Investigation Of Electrode Wear And Surface Quality In Powder Mixed Electrical Discharge Machining (Pmedm) With Low-Frequency Vibration Applied To The Workpiece

The integration of low-frequency vibrations into the powder-mixed electrical discharge machining (PMEDM) process has the potential to substantially improve the efficiency and productivity of the machining process. This study focuses on exploring the impact of such vibrations on the process mechanics and outcomes, specifically targeting the machining of SKD61 tool steel. To achieve this, a comprehensive analysis was conducted using an innovative approach where titanium powder was mixed into the dielectric fluid, and red copper (Cu) was employed as the electrode material. The key process parameters investigated include discharge current (I), pulse-on time (Ton), powder concentration (Cp), flushing pressure, as well as the frequency and amplitude of the applied vibrations. A Taguchi L25 orthogonal array was employed to systematically design the experiments and to analyze the effects of these parameters on the process performance.
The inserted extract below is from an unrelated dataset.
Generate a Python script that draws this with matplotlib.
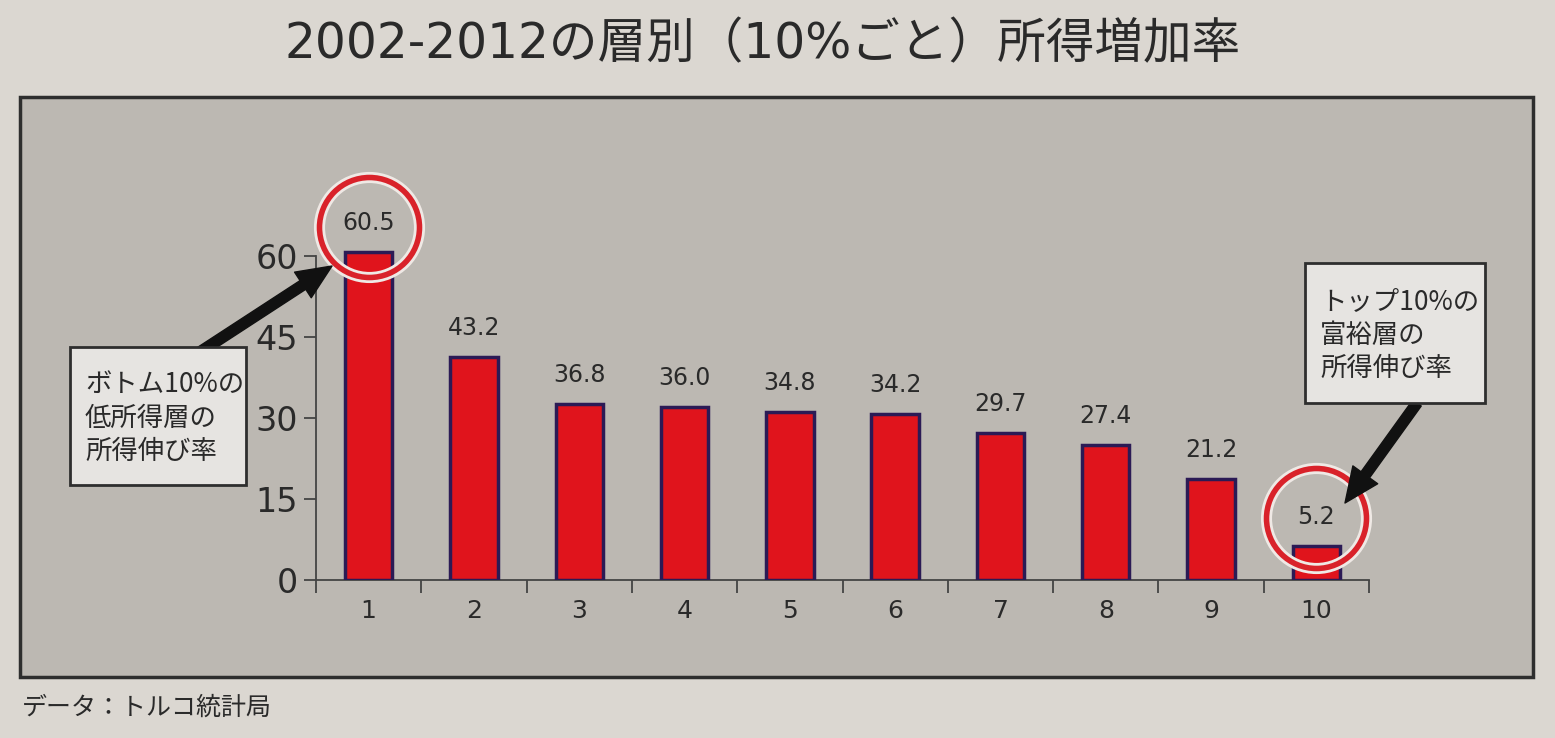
import numpy as np
import matplotlib.pyplot as plt
from matplotlib.patches import Rectangle, FancyArrowPatch

# DejaVu for the wide digits, Noto CJK for the Japanese
plt.rcParams['font.family'] = ['DejaVu Sans', 'Noto Sans CJK JP']

# data
deciles = [1, 2, 3, 4, 5, 6, 7, 8, 9, 10]
bar_heights = [60.7, 41.3, 32.6, 32.0, 31.1, 30.7, 27.2, 25.0, 18.7, 6.3]   # as drawn
value_labels = [60.5, 43.2, 36.8, 36.0, 34.8, 34.2, 29.7, 27.4, 21.2, 5.2]  # as printed
yticks = [0, 15, 30, 45, 60]

title = "2002-2012の層別（10%ごと）所得増加率"
note_left = "ボトム10%の\n低所得層の\n所得伸び率"
note_right = "トップ10%の\n富裕層の\n所得伸び率"
source = "データ：トルコ統計局"

W, H = 1555, 738
page_col = "#dbd7d1"
panel_col = "#bcb8b2"
bar_col = "#e0141c"
edge_col = "#2b1a55"
txt_col = "#2a2a2a"


def fx(x):
    return x / W


def fy(y):
    return 1 - y / H


fig = plt.figure(figsize=(W / 100, H / 100), dpi=100)
fig.patch.set_facecolor(page_col)

# grey panel behind the chart
fig.add_artist(Rectangle((fx(20), fy(677)), fx(1533) - fx(20), fy(97) - fy(677),
                         transform=fig.transFigure, facecolor=panel_col,
                         edgecolor="#2e2e2e", linewidth=2.5, zorder=0))

# axes: x 316..1369 px, y=0 at 580 px, 5.4 px per unit
ymax = 65
ax = fig.add_axes([fx(316), fy(580), fx(1369) - fx(316), ymax * 5.4 / H])
ax.set_facecolor("none")

ax.bar(deciles, bar_heights, width=0.45, color=bar_col, edgecolor=edge_col,
       linewidth=2.5, zorder=3)
for x, h, v in zip(deciles, bar_heights, value_labels):
    ax.annotate(f"{v:.1f}", (x, h), xytext=(0, 21), textcoords="offset points",
                ha="center", va="center", fontsize=17, color=txt_col, zorder=5)

ax.set_xlim(0.5, 10.5)
ax.set_ylim(0, ymax)
ax.set_yticks(yticks)
ax.set_xticks(deciles)
ax.set_xticks(np.arange(0.5, 11, 1), minor=True)
ax.tick_params(axis="x", which="major", length=0, pad=14, labelsize=18,
               labelcolor=txt_col)
ax.tick_params(axis="x", which="minor", length=9, width=1.3, color="#444444",
               direction="out")
ax.tick_params(axis="y", length=9, width=1.3, color="#444444", pad=4,
               labelsize=24, labelcolor=txt_col)
for s in ["top", "right"]:
    ax.spines[s].set_visible(False)
ax.spines["left"].set_bounds(0, 60)
for s in ["left", "bottom"]:
    ax.spines[s].set_color("#444444")
    ax.spines[s].set_linewidth(1.3)

# red rings around the first and last value
for x, yc in [(1, 65.4), (10, 11.5)]:
    ax.plot([x], [yc], "o", ms=72, mfc="none", mec="#efe9e5", mew=8,
            clip_on=False, zorder=6)
    ax.plot([x], [yc], "o", ms=72, mfc="none", mec="#d9222a", mew=4,
            clip_on=False, zorder=7)

# arrows
arrow_style = "simple,head_width=2.2,head_length=2.5,tail_width=0.75"
for a, b in [((200, 352), (332, 266)), ((1417, 403), (1345, 503))]:
    fig.add_artist(FancyArrowPatch((fx(a[0]), fy(a[1])), (fx(b[0]), fy(b[1])),
                                   transform=fig.transFigure, arrowstyle=arrow_style,
                                   mutation_scale=10, color="#111111",
                                   shrinkA=0, shrinkB=0, zorder=8))

# note boxes
for (x0, y0, x1, y1), text, tx in [((70, 347, 246, 485), note_left, 85),
                                   ((1305, 263, 1485, 403), note_right, 1320)]:
    fig.text(fx(tx), fy((y0 + y1) / 2 + 2), text, ha="left", va="center",
             fontsize=19, color=txt_col, linespacing=1.3, zorder=10,
             family=['Noto Sans CJK JP', 'DejaVu Sans'])
    fig.add_artist(Rectangle((fx(x0), fy(y1)), fx(x1) - fx(x0), fy(y0) - fy(y1),
                             transform=fig.transFigure, facecolor="#e6e4e1",
                             edgecolor="#2e2e2e", linewidth=2, zorder=9))

fig.text(fx(763), fy(44), title, ha="center", va="center", fontsize=35,
         color="#2a2a2a")
fig.text(fx(22), fy(708), source, ha="left", va="center", fontsize=18,
         color="#2a2a2a")

fig.savefig("out.png", dpi=100, facecolor=fig.get_facecolor())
The study reveals that the concentration of titanium powder in the dielectric fluid plays a critical role in the deionization mechanism, significantly influencing the electrode wear rate (EWR). Furthermore, the introduction of low-frequency vibrations enhances the interaction between the electric spark and the titanium powder, leading to notable improvements in the mechanical properties of the machined surface layer. This research contributes novel insights into the PMEDM process by demonstrating how low-frequency vibrations, when combined with powder-mixed dielectrics, can be leveraged to optimize machining outcomes. The findings offer valuable implications for advancing the precision and efficiency of EDM processes in industrial applications.